Sprawled before us today in the thirsty mid-morning heat of early September are dozens of megalithic monuments two to three meters high (6½-10'), arranged Stonehenge-like in four separate circles 10 to 30 meters (33-100') across. In the center of each stand two taller monoliths, their flat and faceless heads staring southeast over the vast Mesopotamian plain, where, it is generally accepted, the planet’s first agriculture bloomed. Sculpted onto most of the monuments are effigies of foxes, bulls, vultures, snakes, boars and spiders; one bears a highly artistic rendering of a feline resembling a lion. Chair-high rock benches link most of the standing stones and there are bowl-sized depressions in front of a few of the stones, possibly for offerings.
What is truly remarkable —and eminently arguable —is that these limestone pillars and their artwork may have been created by hunting-and-gathering peoples around 11,600 years ago, before the first fields of domesticated crops were planted anywhere in the world. However, no settlements that old have been found near the mound. Compounding the intrigue, the megaliths were intentionally—and perhaps ritually—buried under tons of fill 1500 years later, about the time the agricultural revolution was radically altering millennia-old ways of life in southeastern Anatolia.

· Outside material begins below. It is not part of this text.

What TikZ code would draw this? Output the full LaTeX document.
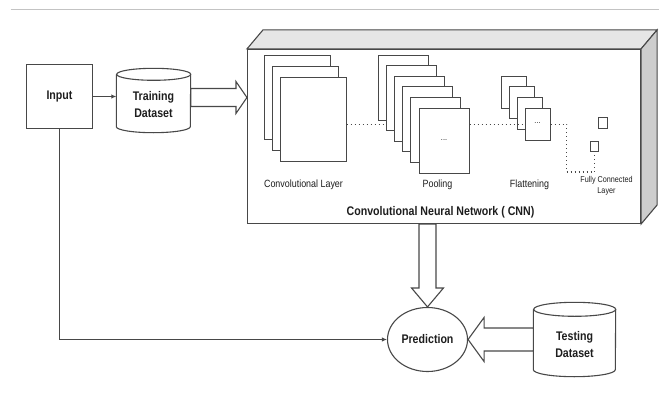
\documentclass[tikz,border=0pt]{standalone}
\usepackage{fontspec}
\setmainfont{Liberation Sans}[FakeStretch=0.85]
\usetikzlibrary{arrows.meta,calc,shapes.geometric}

\definecolor{ink}{RGB}{72,72,72}
\definecolor{txt}{RGB}{30,30,30}
\definecolor{topface}{RGB}{230,230,230}
\definecolor{sideface}{RGB}{205,205,205}
\definecolor{rulegray}{RGB}{195,195,195}

% database drum: #1 node, #2 half width, #3 cap radius
\newcommand\dbdrum[3]{%
  \draw[line] ([yshift=-#3]#1.north west) -- ([yshift=#3]#1.south west)
    arc[start angle=180, end angle=360, x radius=#2, y radius=#3]
    -- ([yshift=-#3]#1.north east)
    arc[start angle=0, end angle=180, x radius=#2, y radius=#3]
    arc[start angle=180, end angle=360, x radius=#2, y radius=#3];}

\begin{document}
\begin{tikzpicture}[x=1pt,y=1pt,
  line/.style={draw=ink, line width=1.1pt},
  boldtext/.style={text=txt, font=\bfseries\fontsize{12.5}{17}\selectfont, align=center},
  labeltext/.style={text=txt, font=\fontsize{10.5}{12}\selectfont, align=center},
  tinytext/.style={text=txt, font=\fontsize{8.5}{11}\selectfont, align=center},
  layer/.style={draw=ink, fill=white, line width=1pt, inner sep=0pt, anchor=north west},
  link/.style={draw=ink, line width=1.2pt, dash pattern=on 1.2pt off 2.8pt},
  hollow/.style={draw=ink, fill=white, line width=1.1pt, line join=miter},
  tip/.style={-{Latex[length=5pt,width=4.5pt]}}
]
\useasboundingbox (0,0) rectangle (659,392);

% half-point shift keeps the thin strokes on pixel centres
\begin{scope}[shift={(0.5,0.5)}]
% header rule
\draw[rulegray, line width=1pt] (10,382) -- (659,382);

% input and training data
\node[line, boldtext, minimum width=66pt, minimum height=64pt, inner sep=0pt] (input) at (59,295) {Input};
\node[inner sep=0pt, minimum width=74pt, minimum height=64pt] (train) at (153,291) {};
\dbdrum{train}{37pt}{6pt}
\node[boldtext] (trainlbl) at ([yshift=-4.5pt]train.center) {Training\\Dataset};

% CNN block: front face, top face, side face
\node[line, fill=white, inner sep=0pt, minimum width=393pt, minimum height=174pt] (cnn) at (443.5,255) {};
\draw[line, fill=topface, line join=miter] (cnn.north west) -- ++(16,19) -- ($(cnn.north east)+(16,19)$) -- (cnn.north east) -- cycle;
\draw[line, fill=sideface, line join=miter] (cnn.north east) -- ++(16,19) -- ($(cnn.south east)+(16,19)$) -- (cnn.south east) -- cycle;

% convolutional feature maps
\foreach \i in {0,1,2}
  \node[layer, minimum width=66pt, minimum height=84pt] (conv\i) at (263+8*\i, 337-11*\i) {};
% pooling maps
\foreach \i in {0,...,5}
  \node[layer, minimum width=50pt, minimum height=65pt] (pool\i) at (377+8.2*\i, 337-10.6*\i) {};
\node[tinytext] (pooldots) at (pool5.center) {...};
% flattening maps
\foreach \i in {0,...,3}
  \node[layer, minimum width=25pt, minimum height=32pt] (flat\i) at (500+8*\i, 316-10.7*\i) {};
\node[tinytext] (flatdots) at ([yshift=1pt]flat3.center) {...};
% fully connected units
\node[draw=ink, line width=1pt, inner sep=0pt, minimum width=9pt, minimum height=11pt] (fc1) at (602.5,268.5) {};
\node[draw=ink, line width=1pt, inner sep=0pt, minimum width=8pt, minimum height=10pt] (fc2) at (594,245) {};

% dotted links between stages
\draw[link] (conv2.east |- flat3.west) -- (pool1.west |- flat3.west);
\draw[link] (pool5.east |- flat3.west) -- (flat3.west);
\draw[link] (flat3.east) -- ++(16,0) |- ($(fc2.south)+(0,-20)$) -- (fc2.south);

% stage labels
\node[labeltext] (lconv) at (303,207) {Convolutional Layer};
\node[labeltext] (lpool) at (437,207) {Pooling};
\node[labeltext] (lflat) at (529,207) {Flattening};
\node[tinytext] (lfc) at (606,205.5) {Fully Connected\\Layer};
\node[boldtext] (cnntitle) at (440,179) {Convolutional Neural Network ( CNN)};

% prediction and test data
\node[line, ellipse, boldtext, inner sep=0pt, minimum width=80pt, minimum height=64pt] (pred) at (427,52) {Prediction};
\node[inner sep=0pt, minimum width=82pt, minimum height=74pt] (test) at (574,52) {};
\dbdrum{test}{41pt}{7pt}
\node[boldtext] (testlbl) at ([yshift=-5.5pt]test.center) {Testing\\Dataset};

% plain connectors
\draw[line, tip] (input.east) -- (input.east -| train.west);
\draw[line, tip] (input.south) |- (pred.west);

% hollow block arrows
\coordinate (aS) at ([yshift=3pt]train.east);
\coordinate (aE) at (aS -| cnn.west);
\draw[hollow] ($(aS)+(0,9)$) -- ($(aE)+(-11,9)$) -- ++(0,7) -- (aE) -- ++(-11,-16) -- ++(0,7) -- ($(aS)+(0,-9)$) -- cycle;

\coordinate (bE) at (pred.north);
\coordinate (bS) at (bE |- cnn.south);
\draw[hollow] ($(bS)+(-8.5,0)$) -- ($(bE)+(-8.5,19)$) -- ++(-7.5,0) -- (bE) -- ++(16,19) -- ++(-7.5,0) -- ($(bS)+(8.5,0)$) -- cycle;

\coordinate (cS) at (test.west);
\coordinate (cE) at (pred.east);
\draw[hollow] ($(cS)+(0,11.5)$) -- ($(cE)+(16,11.5)$) -- ++(0,10.5) -- (cE) -- ++(16,-22) -- ++(0,10.5) -- ($(cS)+(0,-11.5)$) -- cycle;
\end{scope}
\end{tikzpicture}
\end{document}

Klaus Schmidt, a German archeologist who has been leading excavation work at Göbekli Tepe for 15 years, believes that what’s been uncovered here represents the world’s earliest known temple and its earliest known monumental art, neither of which has been previously associated with a hunter-gatherer way of life. Many prominent archeologists argue that only a settled farming culture could have mustered the resources and the large, organized work crews necessary to build the temple, but Schmidt thinks otherwise. “They were hunter-gatherers,” he contradicts affably. Schmidt, 53 years old and dressed in a long-sleeved shirt over loose jeans and dusty sandals, has been project director here since 1993, when he discovered what Howe had overlooked 30 years before. Affiliated with the University of Heidelberg and the German Archaeological Institute, he speaks about the place with an understated passion.